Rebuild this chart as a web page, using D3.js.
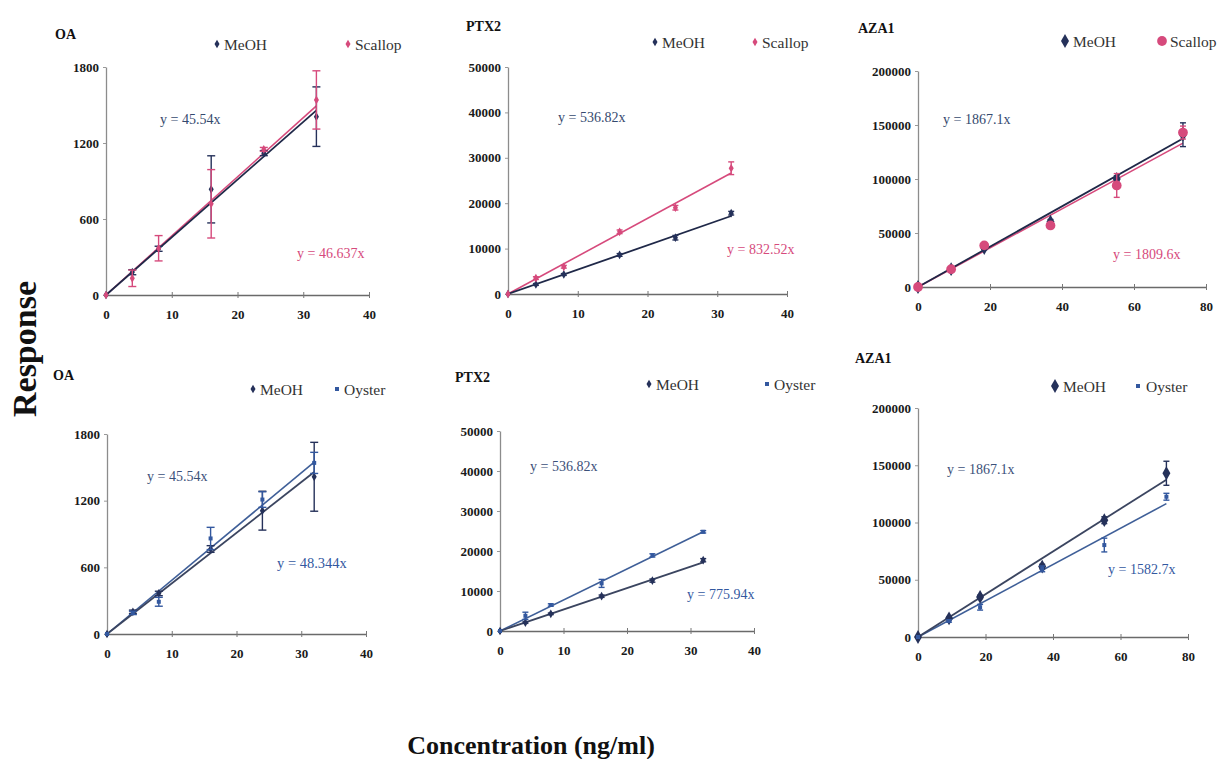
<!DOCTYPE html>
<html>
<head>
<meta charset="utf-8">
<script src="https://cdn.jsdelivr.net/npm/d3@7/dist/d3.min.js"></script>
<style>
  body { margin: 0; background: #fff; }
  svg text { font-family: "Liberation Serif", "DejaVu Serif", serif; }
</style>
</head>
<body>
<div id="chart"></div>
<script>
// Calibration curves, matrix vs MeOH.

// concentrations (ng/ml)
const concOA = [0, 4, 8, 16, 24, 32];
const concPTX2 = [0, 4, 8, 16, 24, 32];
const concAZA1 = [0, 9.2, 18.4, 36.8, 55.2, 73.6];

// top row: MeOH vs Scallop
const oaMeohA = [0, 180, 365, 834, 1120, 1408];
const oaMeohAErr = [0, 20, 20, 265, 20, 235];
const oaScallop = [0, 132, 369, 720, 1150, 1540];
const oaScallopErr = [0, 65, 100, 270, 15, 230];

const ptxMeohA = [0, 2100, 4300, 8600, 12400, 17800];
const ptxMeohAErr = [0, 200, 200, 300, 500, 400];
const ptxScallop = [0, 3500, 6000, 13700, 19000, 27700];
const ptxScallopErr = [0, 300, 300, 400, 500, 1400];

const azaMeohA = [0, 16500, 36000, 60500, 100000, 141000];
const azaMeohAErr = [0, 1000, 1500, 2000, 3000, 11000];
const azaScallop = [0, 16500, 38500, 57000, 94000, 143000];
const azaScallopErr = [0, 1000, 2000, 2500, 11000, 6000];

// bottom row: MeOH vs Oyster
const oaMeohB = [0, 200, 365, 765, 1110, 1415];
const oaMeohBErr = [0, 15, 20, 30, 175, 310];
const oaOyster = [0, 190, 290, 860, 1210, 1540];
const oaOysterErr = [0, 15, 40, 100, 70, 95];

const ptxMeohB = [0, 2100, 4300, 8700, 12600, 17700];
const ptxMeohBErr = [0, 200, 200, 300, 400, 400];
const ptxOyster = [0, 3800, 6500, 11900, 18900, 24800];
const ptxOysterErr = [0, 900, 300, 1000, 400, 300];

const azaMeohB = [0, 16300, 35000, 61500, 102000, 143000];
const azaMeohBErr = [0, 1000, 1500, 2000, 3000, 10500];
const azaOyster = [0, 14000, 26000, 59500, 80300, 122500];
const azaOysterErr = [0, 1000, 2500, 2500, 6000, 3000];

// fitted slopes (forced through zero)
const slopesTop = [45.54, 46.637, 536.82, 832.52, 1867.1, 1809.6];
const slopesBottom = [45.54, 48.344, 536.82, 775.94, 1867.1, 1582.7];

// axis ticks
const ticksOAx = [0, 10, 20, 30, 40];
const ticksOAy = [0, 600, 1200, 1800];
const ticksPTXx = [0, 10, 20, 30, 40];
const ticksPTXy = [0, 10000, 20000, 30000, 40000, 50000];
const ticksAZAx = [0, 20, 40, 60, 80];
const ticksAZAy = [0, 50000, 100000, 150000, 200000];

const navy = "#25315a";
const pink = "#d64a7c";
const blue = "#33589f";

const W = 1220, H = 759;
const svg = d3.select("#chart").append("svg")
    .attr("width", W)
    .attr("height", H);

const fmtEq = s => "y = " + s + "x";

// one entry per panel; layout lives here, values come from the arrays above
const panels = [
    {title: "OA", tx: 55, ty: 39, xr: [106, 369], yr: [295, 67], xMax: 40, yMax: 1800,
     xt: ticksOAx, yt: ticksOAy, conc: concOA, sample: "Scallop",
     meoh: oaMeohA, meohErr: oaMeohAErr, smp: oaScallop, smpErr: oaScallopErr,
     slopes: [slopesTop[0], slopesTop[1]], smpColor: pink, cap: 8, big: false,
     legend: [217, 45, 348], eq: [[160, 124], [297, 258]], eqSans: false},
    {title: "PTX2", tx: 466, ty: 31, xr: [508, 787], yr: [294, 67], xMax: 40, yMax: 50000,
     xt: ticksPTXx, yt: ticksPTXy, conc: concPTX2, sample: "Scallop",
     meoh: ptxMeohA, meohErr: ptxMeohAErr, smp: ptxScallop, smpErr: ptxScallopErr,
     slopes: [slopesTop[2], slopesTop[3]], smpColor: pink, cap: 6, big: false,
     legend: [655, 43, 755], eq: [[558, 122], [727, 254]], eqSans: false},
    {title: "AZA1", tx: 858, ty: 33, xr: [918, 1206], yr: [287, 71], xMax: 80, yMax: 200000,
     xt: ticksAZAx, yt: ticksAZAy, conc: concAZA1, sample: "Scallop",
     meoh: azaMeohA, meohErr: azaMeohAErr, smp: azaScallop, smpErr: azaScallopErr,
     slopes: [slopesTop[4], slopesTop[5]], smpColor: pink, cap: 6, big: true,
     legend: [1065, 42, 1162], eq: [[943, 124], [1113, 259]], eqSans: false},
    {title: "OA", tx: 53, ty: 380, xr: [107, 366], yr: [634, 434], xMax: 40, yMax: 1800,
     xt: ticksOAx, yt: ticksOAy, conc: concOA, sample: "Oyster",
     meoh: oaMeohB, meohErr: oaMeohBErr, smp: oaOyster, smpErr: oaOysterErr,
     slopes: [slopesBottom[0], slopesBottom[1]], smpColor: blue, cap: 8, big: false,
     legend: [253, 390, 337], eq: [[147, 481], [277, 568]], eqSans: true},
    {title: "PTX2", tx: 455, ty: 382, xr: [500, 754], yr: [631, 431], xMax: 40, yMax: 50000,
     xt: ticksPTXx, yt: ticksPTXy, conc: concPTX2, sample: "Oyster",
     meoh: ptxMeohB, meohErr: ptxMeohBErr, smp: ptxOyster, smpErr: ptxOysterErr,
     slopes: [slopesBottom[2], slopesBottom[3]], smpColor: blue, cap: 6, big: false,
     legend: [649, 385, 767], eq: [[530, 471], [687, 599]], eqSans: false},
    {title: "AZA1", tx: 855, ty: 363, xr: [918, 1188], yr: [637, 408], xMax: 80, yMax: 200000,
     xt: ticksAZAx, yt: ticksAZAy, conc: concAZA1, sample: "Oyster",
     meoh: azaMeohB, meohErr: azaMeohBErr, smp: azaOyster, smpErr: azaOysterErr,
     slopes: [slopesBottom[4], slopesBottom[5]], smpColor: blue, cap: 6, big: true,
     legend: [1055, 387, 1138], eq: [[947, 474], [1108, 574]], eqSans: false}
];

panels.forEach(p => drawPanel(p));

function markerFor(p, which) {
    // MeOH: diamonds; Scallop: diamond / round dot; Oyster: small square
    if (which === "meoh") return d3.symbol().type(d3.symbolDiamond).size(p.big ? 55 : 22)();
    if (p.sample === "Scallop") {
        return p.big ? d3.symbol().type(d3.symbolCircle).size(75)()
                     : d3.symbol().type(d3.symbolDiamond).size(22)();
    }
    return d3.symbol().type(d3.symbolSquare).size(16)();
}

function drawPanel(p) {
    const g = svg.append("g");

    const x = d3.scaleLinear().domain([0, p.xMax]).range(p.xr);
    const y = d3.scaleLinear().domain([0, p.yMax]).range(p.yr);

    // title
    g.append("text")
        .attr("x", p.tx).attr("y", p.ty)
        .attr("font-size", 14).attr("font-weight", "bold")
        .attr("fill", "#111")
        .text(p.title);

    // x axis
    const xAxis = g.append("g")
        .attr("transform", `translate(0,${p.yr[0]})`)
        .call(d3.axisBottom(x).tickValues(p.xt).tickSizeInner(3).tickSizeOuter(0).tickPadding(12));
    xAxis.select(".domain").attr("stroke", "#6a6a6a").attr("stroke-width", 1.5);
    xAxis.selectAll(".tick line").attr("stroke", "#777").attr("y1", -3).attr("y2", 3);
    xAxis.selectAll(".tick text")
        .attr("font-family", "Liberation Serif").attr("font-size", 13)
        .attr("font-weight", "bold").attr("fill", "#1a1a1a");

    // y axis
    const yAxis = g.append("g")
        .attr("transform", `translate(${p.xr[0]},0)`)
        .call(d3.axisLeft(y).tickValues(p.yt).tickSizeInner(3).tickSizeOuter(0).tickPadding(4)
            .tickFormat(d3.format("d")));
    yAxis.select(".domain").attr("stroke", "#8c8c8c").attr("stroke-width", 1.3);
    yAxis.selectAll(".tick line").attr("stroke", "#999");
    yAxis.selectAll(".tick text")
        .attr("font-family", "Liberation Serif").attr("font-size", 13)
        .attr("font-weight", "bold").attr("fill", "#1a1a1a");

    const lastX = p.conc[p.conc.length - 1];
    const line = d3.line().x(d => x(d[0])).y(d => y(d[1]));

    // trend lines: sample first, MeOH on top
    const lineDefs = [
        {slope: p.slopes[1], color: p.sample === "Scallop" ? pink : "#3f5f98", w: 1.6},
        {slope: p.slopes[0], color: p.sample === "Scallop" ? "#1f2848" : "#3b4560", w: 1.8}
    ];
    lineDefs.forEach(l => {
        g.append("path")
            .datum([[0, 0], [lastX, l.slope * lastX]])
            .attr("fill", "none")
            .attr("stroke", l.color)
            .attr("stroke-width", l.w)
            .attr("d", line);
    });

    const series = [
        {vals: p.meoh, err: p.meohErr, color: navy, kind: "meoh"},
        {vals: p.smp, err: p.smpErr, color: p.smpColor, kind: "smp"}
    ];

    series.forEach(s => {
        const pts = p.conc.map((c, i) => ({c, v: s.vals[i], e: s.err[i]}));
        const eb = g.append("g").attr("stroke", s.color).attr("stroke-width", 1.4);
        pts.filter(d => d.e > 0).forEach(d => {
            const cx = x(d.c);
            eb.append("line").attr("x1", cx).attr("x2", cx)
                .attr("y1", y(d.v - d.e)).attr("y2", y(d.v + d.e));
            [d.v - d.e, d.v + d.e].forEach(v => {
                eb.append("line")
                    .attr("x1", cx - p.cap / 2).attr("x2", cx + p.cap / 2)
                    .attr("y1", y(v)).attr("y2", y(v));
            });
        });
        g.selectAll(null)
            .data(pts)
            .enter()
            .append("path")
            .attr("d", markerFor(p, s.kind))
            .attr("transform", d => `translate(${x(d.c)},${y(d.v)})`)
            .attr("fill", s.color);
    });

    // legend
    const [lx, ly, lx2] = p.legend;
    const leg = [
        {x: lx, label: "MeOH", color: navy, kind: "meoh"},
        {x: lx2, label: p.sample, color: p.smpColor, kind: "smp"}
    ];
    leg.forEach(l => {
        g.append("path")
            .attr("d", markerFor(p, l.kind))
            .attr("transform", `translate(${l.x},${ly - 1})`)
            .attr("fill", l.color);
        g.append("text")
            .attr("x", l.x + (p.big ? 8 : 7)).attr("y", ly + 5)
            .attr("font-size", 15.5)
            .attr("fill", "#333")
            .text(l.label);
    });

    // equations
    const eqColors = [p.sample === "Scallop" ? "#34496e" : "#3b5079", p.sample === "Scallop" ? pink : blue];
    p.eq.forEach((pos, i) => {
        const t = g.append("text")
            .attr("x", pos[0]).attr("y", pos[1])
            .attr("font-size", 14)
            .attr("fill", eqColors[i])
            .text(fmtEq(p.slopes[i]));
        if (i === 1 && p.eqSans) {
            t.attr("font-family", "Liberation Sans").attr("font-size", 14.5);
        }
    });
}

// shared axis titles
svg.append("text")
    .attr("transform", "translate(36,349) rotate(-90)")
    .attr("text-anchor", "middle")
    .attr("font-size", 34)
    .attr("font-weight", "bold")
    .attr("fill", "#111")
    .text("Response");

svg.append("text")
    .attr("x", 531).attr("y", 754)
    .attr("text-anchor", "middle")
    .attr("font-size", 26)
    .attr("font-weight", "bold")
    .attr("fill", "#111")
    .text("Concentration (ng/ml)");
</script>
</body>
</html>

| Task requirements |
Give again, exactly, the lines from the start of the data through the one holding "const concAZA1 = [0, 9.2, 18.4, 36.8, 55.2, 73.6];"; omit the pictures.

| Worked answer |
Rebuild this chart as a web page, using D3.js.
<!DOCTYPE html>
<html>
<head>
<meta charset="utf-8">
<script src="https://cdn.jsdelivr.net/npm/d3@7/dist/d3.min.js"></script>
<style>
  body { margin: 0; background: #fff; }
  svg text { font-family: "Liberation Serif", "DejaVu Serif", serif; }
</style>
</head>
<body>
<div id="chart"></div>
<script>
// Calibration curves, matrix vs MeOH.

// concentrations (ng/ml)
const concOA = [0, 4, 8, 16, 24, 32];
const concPTX2 = [0, 4, 8, 16, 24, 32];
const concAZA1 = [0, 9.2, 18.4, 36.8, 55.2, 73.6];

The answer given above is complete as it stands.